Quest: inventing languages, ancient and modern

Η γλώσσα μου, η ψυχή μου
“My language, my soul”
– Οdysseas Elytis
The ‘Ulam Dictionary’
The languages invented by the novelist Anthony Burgess for Jean-Jacques Annaud’s 1981 film Quest for Fire are not as well-known as they deserve to be. One reason for this is because the film contains no subtitles. Another reason is that much of the work did not survive into the final cut of the film. The story is set in Palaeolithic Europe (80,000 years ago), depicting the struggle to control fire by early humans.
The Burgess archives in Texas and Manchester document the creation of ‘Ulam’, the language spoken in the movie. The commission was to recreate Proto-Indo-European (known as PIE), the ancient ancestor of modern European languages, which does not survive in a written form.
Burgess was asked to devise around sixty words, but the final version of Ulam runs to more than 160 words. He was excited by the opportunity to develop a complex language, and delivered more than he was paid for.
Burgess used books he had studied as an undergraduate at Manchester University in the 1930s. He relied on the account of the evolution of Indo-European languages by Otto Jespersen in Growth and Structure of the English Language (1930). Burgess also consulted his collection of ‘Teach Yourself’ language books. His wide-ranging study of modern languages included Dutch, Gaelic, Greek, Hungarian, Icelandic, Persian, Portuguese, Spanish and Turkish.
When it came to constructing the ‘new’ languages for Quest for Fire, drawing on these linguistic roots, Burgess combined elements from Indian, Armenian, Hellenic, Albanian, Italic, Balto-Slavic, Celtic and Germanic languages. He paid attention to Sanskrit – as the oldest surviving language of the Indo-European group.

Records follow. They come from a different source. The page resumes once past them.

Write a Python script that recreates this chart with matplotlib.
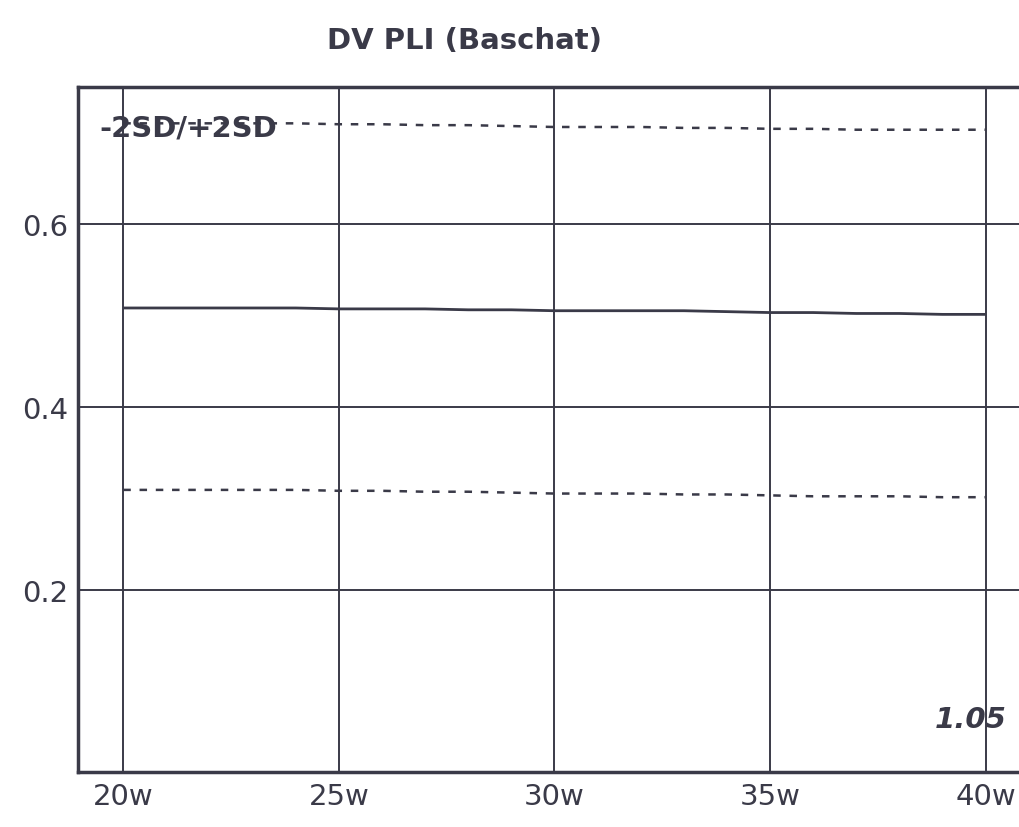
import matplotlib
matplotlib.use("Agg")
import matplotlib.pyplot as plt

# Values
weeks = [20, 21, 22, 23, 24, 25, 26, 27, 28, 29, 30, 31, 32, 33, 34, 35, 36, 37, 38, 39, 40]
mean_pli = [0.508, 0.508, 0.508, 0.508, 0.508, 0.507, 0.507, 0.507, 0.506, 0.506, 0.505,
            0.505, 0.505, 0.505, 0.504, 0.503, 0.503, 0.502, 0.502, 0.501, 0.501]
minus_2sd = [0.309, 0.309, 0.309, 0.309, 0.309, 0.308, 0.308, 0.307, 0.307, 0.306, 0.305,
             0.305, 0.305, 0.304, 0.304, 0.303, 0.302, 0.302, 0.302, 0.301, 0.301]
plus_2sd = [0.710, 0.710, 0.710, 0.710, 0.710, 0.709, 0.709, 0.708, 0.708, 0.707, 0.706,
            0.706, 0.706, 0.705, 0.705, 0.704, 0.704, 0.703, 0.703, 0.703, 0.703]
x_ticks = [20, 25, 30, 35, 40]
x_labels = ["20w", "25w", "30w", "35w", "40w"]
y_ticks = [0.2, 0.4, 0.6]
y_labels = ["0.2", "0.4", "0.6"]

ink = "#3a3a48"

fig = plt.figure(figsize=(10.2, 8.28), dpi=100)
ax = fig.add_axes([0.0765, 0.066, 0.9235, 0.828])

ax.plot(weeks, mean_pli, color=ink, lw=2.0, solid_capstyle="butt")
ax.plot(weeks, minus_2sd, color=ink, lw=1.8, dashes=(3, 3.5))
ax.plot(weeks, plus_2sd, color=ink, lw=1.8, dashes=(3, 3.5))

ax.set_xlim(18.95, 40.8)
ax.set_ylim(0, 0.75)
ax.set_xticks(x_ticks)
ax.set_xticklabels(x_labels)
ax.set_yticks(y_ticks)
ax.set_yticklabels(y_labels)
ax.tick_params(length=0, labelsize=21, colors=ink, pad=7)

ax.grid(True, color=ink, lw=1.4)
ax.set_axisbelow(True)
for side in ["left", "bottom", "top"]:
    ax.spines[side].set_color(ink)
    ax.spines[side].set_linewidth(2.5)
ax.spines["right"].set_visible(False)

ax.text(19.45, 0.705, "-2SD/+2SD", fontsize=21, fontweight="bold", color=ink,
        va="center", ha="left")
ax.text(40.5, 0.058, "1.05", fontsize=21, fontweight="bold", style="italic",
        color=ink, ha="right", va="center")

fig.text(0.455, 0.95, "DV PLI (Baschat)", fontsize=21, fontweight="bold",
         color=ink, ha="center", va="center")

fig.savefig("out.png", dpi=100)
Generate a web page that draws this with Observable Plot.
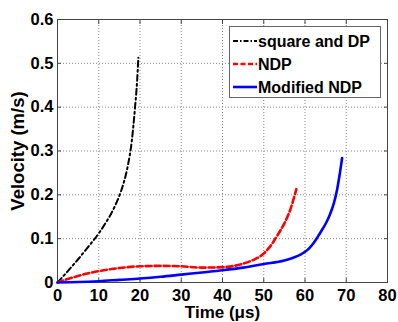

Looking at the word for ‘father’ in various modern languages, he found ‘vater’ in German and Dutch, ‘pater’ in Latin, ‘pitar’ in Sanskrit and ‘faðir’ in Old Norse. Working from these examples, he concluded that the Indo-European word for father ‘must have begun with a lip-sound, and there must have been a terminal r-sound.’ Following these principles, Burgess decided that the Ulam word for ‘foot’ would be ‘powd’ (as in the French ‘pied’ or ‘pedes’ in Latin). Water would be ‘aga’, with the same word used for ‘river.’ ‘Dondra’, derived from the Greek ‘dendron’, is the Ulam word for ‘tree’. Fire itself is ‘atra’, related to the English word ‘hearth’.
The gestures to accompany spoken words were developed with anthropologist Desmond Morris, author of The Naked Ape and Bodytalk: The Meaning of Human Gestures. Mild aggression is a repetition of ‘Tka, tka, tka,’ with a side-to-side motion. Moderate aggression involves the word ‘Dga, dga, dga’, with increased body movement. The most violent form of aggression is communicated with ‘Arr’, ‘Ang’ and ‘Arm’, the voice coming from the chest, the lips pulled back to expose the teeth, and a dominant stance.
Viddy well
Back in 1962, Burgess invented another language, Nadsat, for his novel A Clockwork Orange. It’s a mix of modified Slavic words, rhyming slang and derived Russian. For instance, droog (друг) = friend; moloko (молоко) = milk; gulliver (голова) = head; horrorshow (хорошо) = good.
The language is explained by a doctor in the book as, “odd bits of old rhyming slang, a bit of gypsy talk, too. But most of the roots are Slav propaganda. Subliminal penetration.”
Some words are not derived from anything: “the old in-out” means sexual intercourse. Cutter means “money”, because “cutter” rhymes with “bread-and-butter”. This rhyming slang is intended to be impenetrable to outsiders (especially eavesdropping policemen). Additionally, slang like appypolly loggy (“apology”) derive from school-boy slang.